» **Information shown**

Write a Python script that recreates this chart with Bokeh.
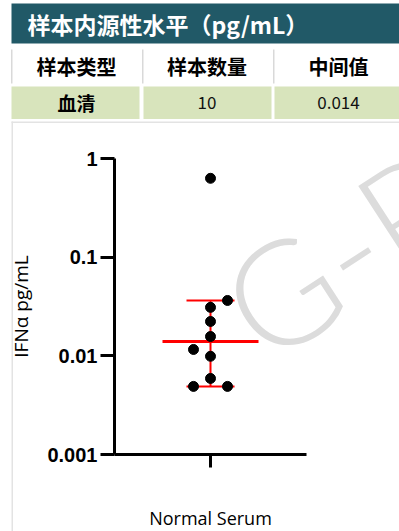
from bokeh.plotting import figure
from bokeh.models import (Range1d, FixedTicker, LogAxis, LinearAxis, LogScale,
                          ColumnDataSource)
from bokeh.core.properties import value
from bokeh.embed import file_html
from bokeh.resources import INLINE

# ---------------- data ----------------
title_text = "样本内源性水平（pg/mL）"
table_header = ["样本类型", "样本数量", "中间值"]
table_row = ["血清", "10", "0.014"]

category = "Normal Serum"
ifn_values = [0.63, 0.0364, 0.031, 0.0223, 0.0157, 0.0116, 0.0099, 0.0059, 0.0049, 0.0049]
swarm_slot = [0, 1, 0, 0, 0, -1, 0, 0, -1, 1]
median_value = 0.014
bar_low = 0.0049
bar_high = 0.0364

y_ticks = [0.001, 0.01, 0.1, 1]
y_tick_labels = ["0.001", "0.01", "0.1", "1"]
y_label = "IFNα pg/mL"
watermark = "G-R"

# ---------------- styles / layout ----------------
TEAL = "#215967"
GREEN = "#D8E4BC"
SEP = "#d9d9d9"
BORDER = "#e3e3e3"
RED = "#ff0000"
CJK = value("Noto Sans CJK SC")

W, H = 399, 531
FL, FR, FT, FB = 114, 306, 158, 454     # chart area edges in canvas px
PX_PER_X = (FR - FL) / 2                 # chart x range is -1..1
DEC = 3                                  # decades 0.001..1
PX_PER_DEC = (FB - FT) / DEC

# one figure whose frame is the whole canvas; the page decorations use pixel coordinates,
# the chart uses its own x range and a log y range mapped onto the chart area.
p = figure(width=W, height=H, x_range=Range1d(0, W), y_range=Range1d(H, 0),
           output_backend="svg", toolbar_location=None, min_border=0,
           x_axis_location=None, y_axis_location=None)
p.xgrid.visible = False
p.ygrid.visible = False
p.outline_line_color = None
p.background_fill_color = "white"
p.border_fill_color = "white"

p.extra_x_ranges = {"cx": Range1d(-1 - FL / PX_PER_X, 1 + (W - FR) / PX_PER_X)}
p.extra_y_ranges = {"log": Range1d(10 ** (-DEC - (H - FB) / PX_PER_DEC), 10 ** (FT / PX_PER_DEC))}
p.extra_y_scales = {"log": LogScale()}

# ---------- table header block ----------
p.quad(left=[11], right=[W], top=[3], bottom=[43], fill_color=TEAL, line_color=None)
p.text(x=[27], y=[23], text=[title_text], text_font=CJK, text_font_style="bold",
       text_font_size="23px", text_color="white", text_align="left", text_baseline="middle")

p.quad(left=[10.5, 141.5, 272.5], right=[12, 143, 274], top=[49] * 3, bottom=[83] * 3,
       fill_color=SEP, line_color=None)
col_cx = [76, 206.5, 338]
p.text(x=col_cx, y=[66] * 3, text=table_header, text_font=CJK, text_font_style="bold",
       text_font_size="20px", text_color="black", text_align="center", text_baseline="middle")

p.quad(left=[11, 143, 274], right=[139, 271, W], top=[86] * 3, bottom=[118.5] * 3,
       fill_color=GREEN, line_color=None)
p.text(x=[col_cx[0]], y=[102], text=[table_row[0]], text_font=CJK, text_font_style="bold",
       text_font_size="19px", text_color="black", text_align="center", text_baseline="middle")
p.text(x=col_cx[1:], y=[102, 102], text=table_row[1:], text_font=CJK,
       text_font_size="17px", text_color="#111111", text_align="center", text_baseline="middle")

# panel border (top + left)
p.quad(left=[11, 11], right=[W, 12.5], top=[121, 121], bottom=[122.5, H],
       fill_color=BORDER, line_color=None)

# watermark (under the data)
p.text(x=[236], y=[320], text=[watermark], angle=33, angle_units="deg",
       text_font=value("Lato Light, Lato"), text_font_size="145px", text_color="#dcdcdc",
       text_align="left", text_baseline="alphabetic")

# ---------- chart ----------
ya = LogAxis(fixed_location=FL, y_range_name="log", bounds=(y_ticks[0], y_ticks[-1]))
ya.ticker = FixedTicker(ticks=y_ticks, minor_ticks=[])
ya.major_label_overrides = {v: s for v, s in zip(y_ticks, y_tick_labels)}
ya.axis_line_width = 3
ya.major_tick_line_width = 3
ya.major_tick_out = 14
ya.major_tick_in = 0
ya.minor_tick_out = 0
ya.minor_tick_in = 0
ya.major_label_standoff = 3
ya.major_label_text_font = "Liberation Sans"
ya.major_label_text_font_style = "bold"
ya.major_label_text_font_size = "20px"
ya.major_label_text_color = "black"
ya.axis_label = y_label
ya.axis_label_text_font = "Open Sans"
ya.axis_label_text_font_style = "normal"
ya.axis_label_text_font_size = "19px"
ya.axis_label_text_color = "black"
ya.axis_label_standoff = 10
p.add_layout(ya, "left")

xa = LinearAxis(fixed_location=FB, x_range_name="cx", bounds=(-1, 1))
xa.ticker = FixedTicker(ticks=[0], minor_ticks=[])
xa.major_label_overrides = {0: category}
xa.axis_line_width = 3
xa.major_tick_line_width = 3
xa.major_tick_out = 13
xa.major_tick_in = 0
xa.minor_tick_out = 0
xa.minor_tick_in = 0
xa.major_label_standoff = 38
xa.major_label_text_font = "Open Sans"
xa.major_label_text_font_size = "18px"
xa.major_label_text_color = "black"
p.add_layout(xa, "below")

rn = dict(x_range_name="cx", y_range_name="log")
# median & error bar
p.segment(x0=[-0.5], x1=[0.5], y0=[median_value], y1=[median_value],
          line_color=RED, line_width=3, **rn)
p.segment(x0=[0], x1=[0], y0=[bar_low], y1=[bar_high], line_color=RED, line_width=2, **rn)
p.segment(x0=[-0.25, -0.25], x1=[0.25, 0.25], y0=[bar_low, bar_high], y1=[bar_low, bar_high],
          line_color=RED, line_width=2, **rn)

# points
slot_w = 0.177
src = ColumnDataSource(dict(x=[s * slot_w for s in swarm_slot], y=ifn_values))
p.scatter("x", "y", source=src, size=10, fill_color="black", line_color="black", **rn)

open("out.html", "w").write(file_html(p, INLINE))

» **Description of the task**
Find the lines containing "chart" and pull them out.

» **Complete answer**
Write a Python script that recreates this chart with Bokeh.
FL, FR, FT, FB = 114, 306, 158, 454     # chart area edges in canvas px
PX_PER_X = (FR - FL) / 2                 # chart x range is -1..1
# the chart uses its own x range and a log y range mapped onto the chart area.
# ---------- chart ----------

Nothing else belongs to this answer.